◆ **Exercise**:
In this exercise, return the whole listing exactly, excluding any images.

◆ **Dataset excerpts**:

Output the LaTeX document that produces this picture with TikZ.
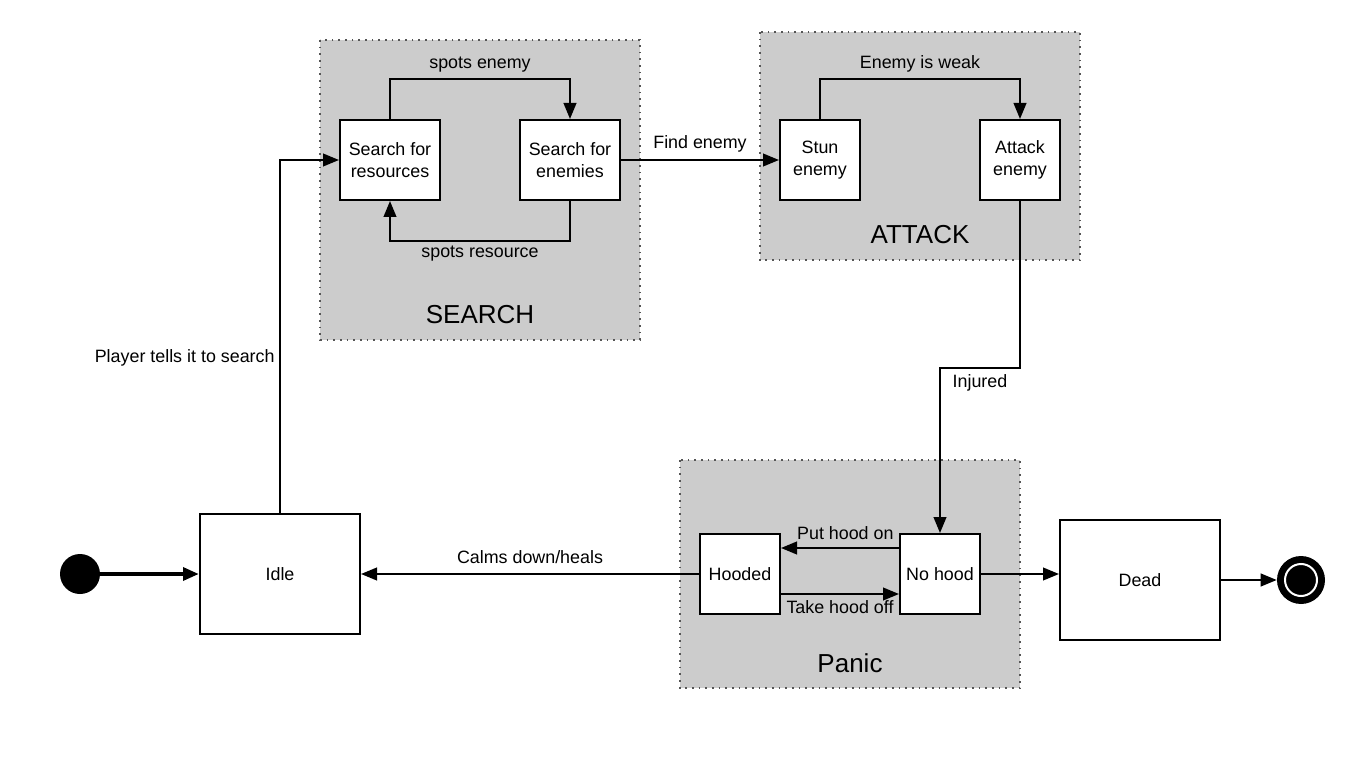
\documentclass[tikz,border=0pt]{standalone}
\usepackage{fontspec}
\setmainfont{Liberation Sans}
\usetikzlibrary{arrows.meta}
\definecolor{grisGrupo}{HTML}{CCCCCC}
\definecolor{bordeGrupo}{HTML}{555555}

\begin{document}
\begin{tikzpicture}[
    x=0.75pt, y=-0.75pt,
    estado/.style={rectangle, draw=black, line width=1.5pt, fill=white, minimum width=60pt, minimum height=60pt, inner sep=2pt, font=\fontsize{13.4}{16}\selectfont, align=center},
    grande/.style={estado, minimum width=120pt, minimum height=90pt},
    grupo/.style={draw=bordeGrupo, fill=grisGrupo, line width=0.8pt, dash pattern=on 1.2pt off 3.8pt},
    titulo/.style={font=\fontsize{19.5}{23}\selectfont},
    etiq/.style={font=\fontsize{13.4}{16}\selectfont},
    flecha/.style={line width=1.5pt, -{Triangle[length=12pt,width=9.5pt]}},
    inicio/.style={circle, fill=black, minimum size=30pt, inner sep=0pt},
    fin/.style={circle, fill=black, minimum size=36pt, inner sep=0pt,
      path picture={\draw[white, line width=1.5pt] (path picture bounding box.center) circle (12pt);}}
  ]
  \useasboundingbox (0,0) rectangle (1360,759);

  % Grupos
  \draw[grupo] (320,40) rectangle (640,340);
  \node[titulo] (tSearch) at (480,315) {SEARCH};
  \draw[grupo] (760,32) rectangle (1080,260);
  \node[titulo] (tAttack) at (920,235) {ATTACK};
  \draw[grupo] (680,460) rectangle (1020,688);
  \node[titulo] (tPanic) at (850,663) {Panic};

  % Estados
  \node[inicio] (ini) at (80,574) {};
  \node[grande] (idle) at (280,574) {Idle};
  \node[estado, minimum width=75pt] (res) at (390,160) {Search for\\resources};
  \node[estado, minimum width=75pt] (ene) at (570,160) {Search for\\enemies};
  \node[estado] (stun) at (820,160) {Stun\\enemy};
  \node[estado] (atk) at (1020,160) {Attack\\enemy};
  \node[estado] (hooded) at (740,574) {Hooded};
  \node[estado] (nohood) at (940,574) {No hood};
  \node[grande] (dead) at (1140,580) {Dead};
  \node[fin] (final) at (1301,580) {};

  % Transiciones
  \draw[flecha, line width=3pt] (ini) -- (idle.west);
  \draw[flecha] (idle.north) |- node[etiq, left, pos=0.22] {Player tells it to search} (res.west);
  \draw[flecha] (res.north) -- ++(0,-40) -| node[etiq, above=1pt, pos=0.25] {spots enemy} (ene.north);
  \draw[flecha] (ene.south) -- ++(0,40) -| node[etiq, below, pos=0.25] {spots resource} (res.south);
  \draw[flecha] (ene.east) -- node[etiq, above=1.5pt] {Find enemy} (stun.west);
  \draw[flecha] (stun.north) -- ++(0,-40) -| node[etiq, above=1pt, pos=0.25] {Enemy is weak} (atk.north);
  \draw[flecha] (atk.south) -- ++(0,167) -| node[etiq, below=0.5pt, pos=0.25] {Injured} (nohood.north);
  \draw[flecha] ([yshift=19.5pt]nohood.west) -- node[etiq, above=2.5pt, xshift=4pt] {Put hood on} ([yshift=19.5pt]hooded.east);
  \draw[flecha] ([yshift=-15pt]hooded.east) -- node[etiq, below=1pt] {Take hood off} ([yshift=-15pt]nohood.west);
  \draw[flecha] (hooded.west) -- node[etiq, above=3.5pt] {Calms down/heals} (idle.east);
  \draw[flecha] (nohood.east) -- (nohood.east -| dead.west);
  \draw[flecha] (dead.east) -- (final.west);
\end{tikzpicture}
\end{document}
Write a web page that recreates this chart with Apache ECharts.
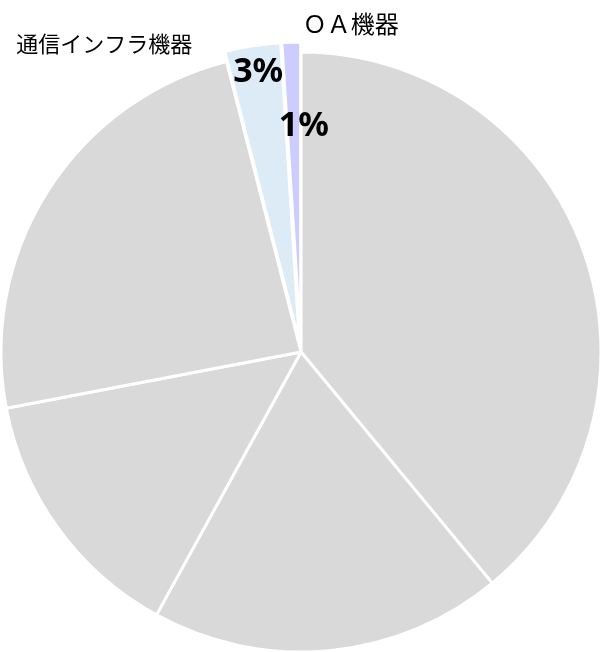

◆ **Task solution**:
Output the LaTeX document that produces this picture with TikZ.
\documentclass[tikz,border=0pt]{standalone}
\usepackage{fontspec}
\setmainfont{Liberation Sans}
\usetikzlibrary{arrows.meta}
\definecolor{grisGrupo}{HTML}{CCCCCC}
\definecolor{bordeGrupo}{HTML}{555555}

\begin{document}
\begin{tikzpicture}[
    x=0.75pt, y=-0.75pt,
    estado/.style={rectangle, draw=black, line width=1.5pt, fill=white, minimum width=60pt, minimum height=60pt, inner sep=2pt, font=\fontsize{13.4}{16}\selectfont, align=center},
    grande/.style={estado, minimum width=120pt, minimum height=90pt},
    grupo/.style={draw=bordeGrupo, fill=grisGrupo, line width=0.8pt, dash pattern=on 1.2pt off 3.8pt},
    titulo/.style={font=\fontsize{19.5}{23}\selectfont},
    etiq/.style={font=\fontsize{13.4}{16}\selectfont},
    flecha/.style={line width=1.5pt, -{Triangle[length=12pt,width=9.5pt]}},
    inicio/.style={circle, fill=black, minimum size=30pt, inner sep=0pt},
    fin/.style={circle, fill=black, minimum size=36pt, inner sep=0pt,
      path picture={\draw[white, line width=1.5pt] (path picture bounding box.center) circle (12pt);}}
  ]
  \useasboundingbox (0,0) rectangle (1360,759);

  % Grupos
  \draw[grupo] (320,40) rectangle (640,340);
  \node[titulo] (tSearch) at (480,315) {SEARCH};
  \draw[grupo] (760,32) rectangle (1080,260);
  \node[titulo] (tAttack) at (920,235) {ATTACK};
  \draw[grupo] (680,460) rectangle (1020,688);
  \node[titulo] (tPanic) at (850,663) {Panic};

  % Estados
  \node[inicio] (ini) at (80,574) {};
  \node[grande] (idle) at (280,574) {Idle};
  \node[estado, minimum width=75pt] (res) at (390,160) {Search for\\resources};
  \node[estado, minimum width=75pt] (ene) at (570,160) {Search for\\enemies};
  \node[estado] (stun) at (820,160) {Stun\\enemy};
  \node[estado] (atk) at (1020,160) {Attack\\enemy};
  \node[estado] (hooded) at (740,574) {Hooded};
  \node[estado] (nohood) at (940,574) {No hood};
  \node[grande] (dead) at (1140,580) {Dead};
  \node[fin] (final) at (1301,580) {};

  % Transiciones
  \draw[flecha, line width=3pt] (ini) -- (idle.west);
  \draw[flecha] (idle.north) |- node[etiq, left, pos=0.22] {Player tells it to search} (res.west);
  \draw[flecha] (res.north) -- ++(0,-40) -| node[etiq, above=1pt, pos=0.25] {spots enemy} (ene.north);
  \draw[flecha] (ene.south) -- ++(0,40) -| node[etiq, below, pos=0.25] {spots resource} (res.south);
  \draw[flecha] (ene.east) -- node[etiq, above=1.5pt] {Find enemy} (stun.west);
  \draw[flecha] (stun.north) -- ++(0,-40) -| node[etiq, above=1pt, pos=0.25] {Enemy is weak} (atk.north);
  \draw[flecha] (atk.south) -- ++(0,167) -| node[etiq, below=0.5pt, pos=0.25] {Injured} (nohood.north);
  \draw[flecha] ([yshift=19.5pt]nohood.west) -- node[etiq, above=2.5pt, xshift=4pt] {Put hood on} ([yshift=19.5pt]hooded.east);
  \draw[flecha] ([yshift=-15pt]hooded.east) -- node[etiq, below=1pt] {Take hood off} ([yshift=-15pt]nohood.west);
  \draw[flecha] (hooded.west) -- node[etiq, above=3.5pt] {Calms down/heals} (idle.east);
  \draw[flecha] (nohood.east) -- (nohood.east -| dead.west);
  \draw[flecha] (dead.east) -- (final.west);
\end{tikzpicture}
\end{document}
Write a web page that recreates this chart with Apache ECharts.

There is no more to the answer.